According to reports, Maharashtra currently has 48 licensed IMFL manufacturing units, but only 10 dominate production; many operate at minimal capacity just to retain their licences. The government hopes MML will revive idle plants and generate up to ₹3,000 crore in additional annual revenue. The move is part of wider excise reforms targeting ₹14,000 crore yearly collections through measures including AI-powered monitoring of production and sales; new divisional excise offices; revised duty structures, IMFL at 3× to 4.5× manufacturing cost (capped at ₹260/litre), country liquor up to ₹205 per proof litre; and higher licence fees for FL-2 (retail) and FL-3 (bars) outlets.

In 2024-25, Maharashtra excise revenue stood at ₹25,467.96 crore. Of the six excise regions, Nashik region (Nashik, Nandurbar, Dhule and Jalgaon) earned ₹6,186.82 crore; followed by Chhatrapati Sambhajinagar region (Chhatrapati Sambhajinagar, Beed, Jalna, and Dharashiv) at ₹5,995.07 crore; Pune region (Pune, Ahilyanagar and Sholapur) at ₹5,809.79 crore; Thane region (Mumbai City, Mumbai suburbs, Thane, Palghar and Raigad) at ₹4,513.02 crore; Kolhapur Greater Region (Kolhapur, Satara, Sangli, Ratnagiri and Sindhudurga) at ₹1,265.21 crore; Nagpur region (Nagpur, Wardha, Bhandara, Gondia, Chandrapur and Gadchiroli) at ₹874.43 crore; Nanded region (Parbhani, Latur, Nanded and Hingoli) at ₹592.73 crore; and Amravati region (Amravati, Buldhana, Akola, Washim and Yavatmal) at ₹230.09 crore.

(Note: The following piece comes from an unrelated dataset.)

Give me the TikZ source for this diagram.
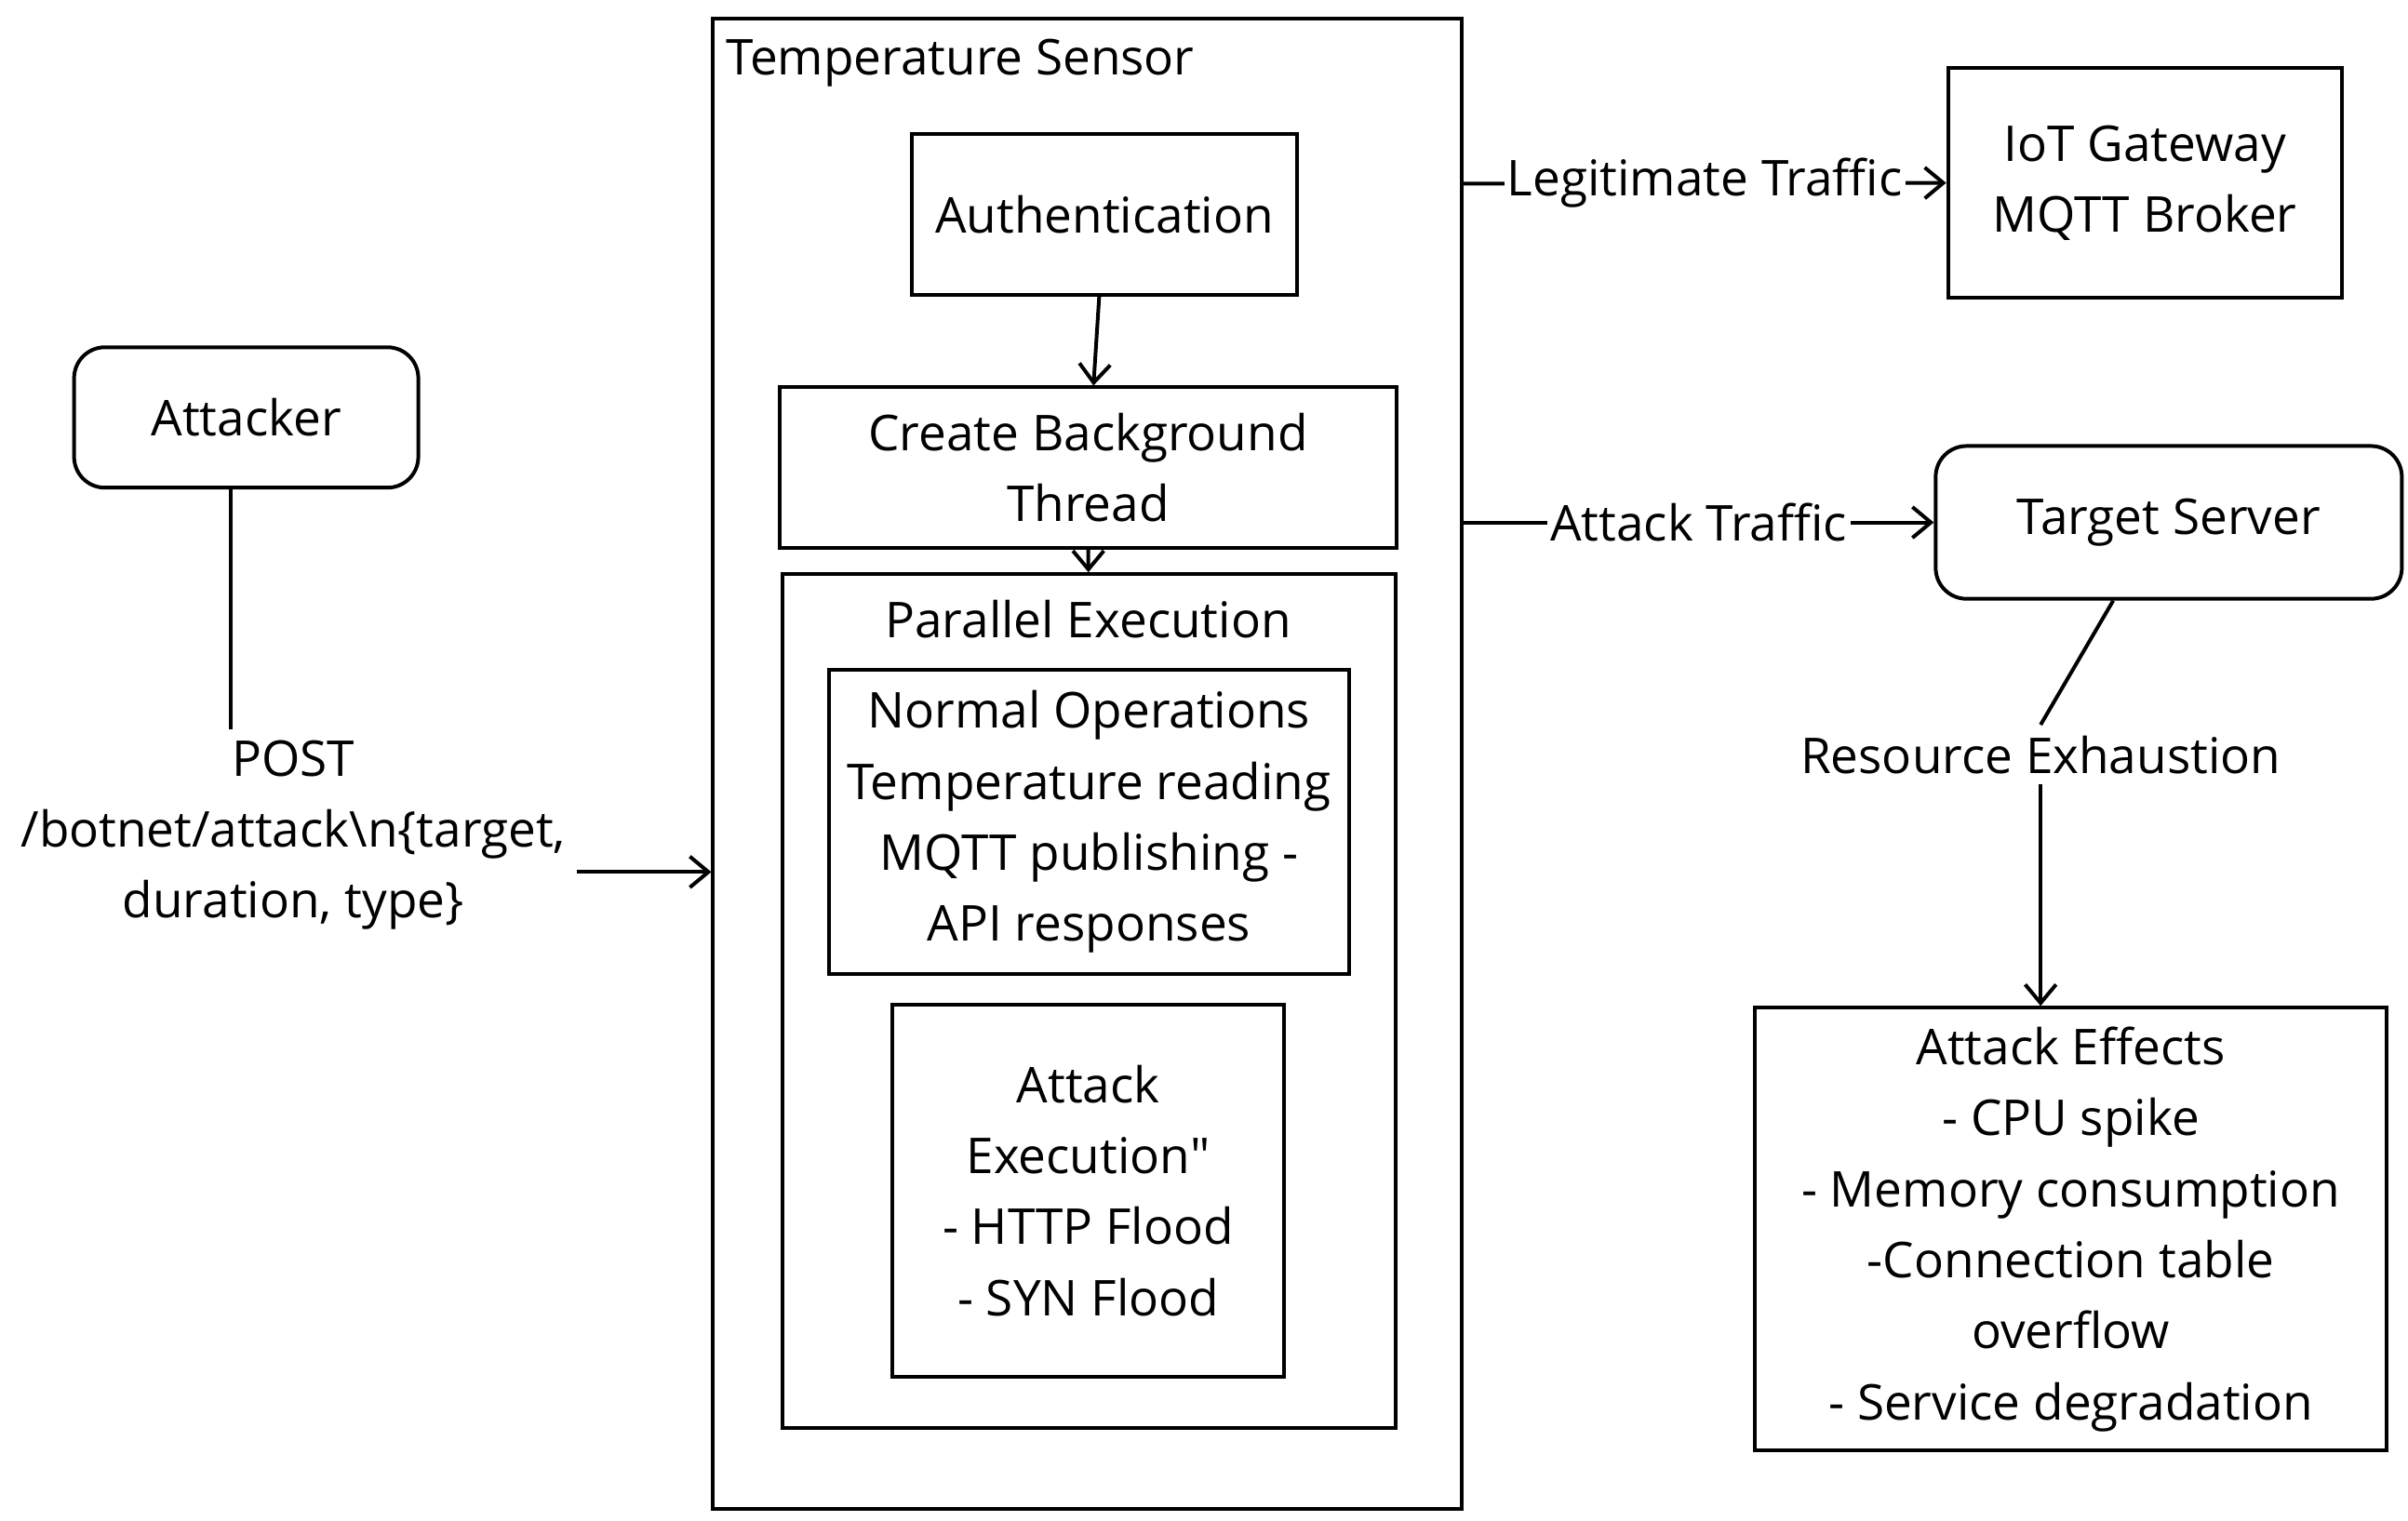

Unlike IMFL’s foreign-style blends, MML will feature simple, traditional flavours such as orange, cumin and herbs. Popular varieties are expected to include Santra, Chandni and Sugandhi. Packaging is expected to be basic, in bottles or sachets and to be labelled “For sale only in Maharashtra”. Distribution will focus on rural and semi-urban markets, though MML will also be available in urban centres. Production is said to be undertaken by state-run units, cooperative sugar factories, and private distilleries.

By creating a regulated, lower-cost option, the government hopes MML will help curb illicit liquor trade and reduce consumption of illicit brews.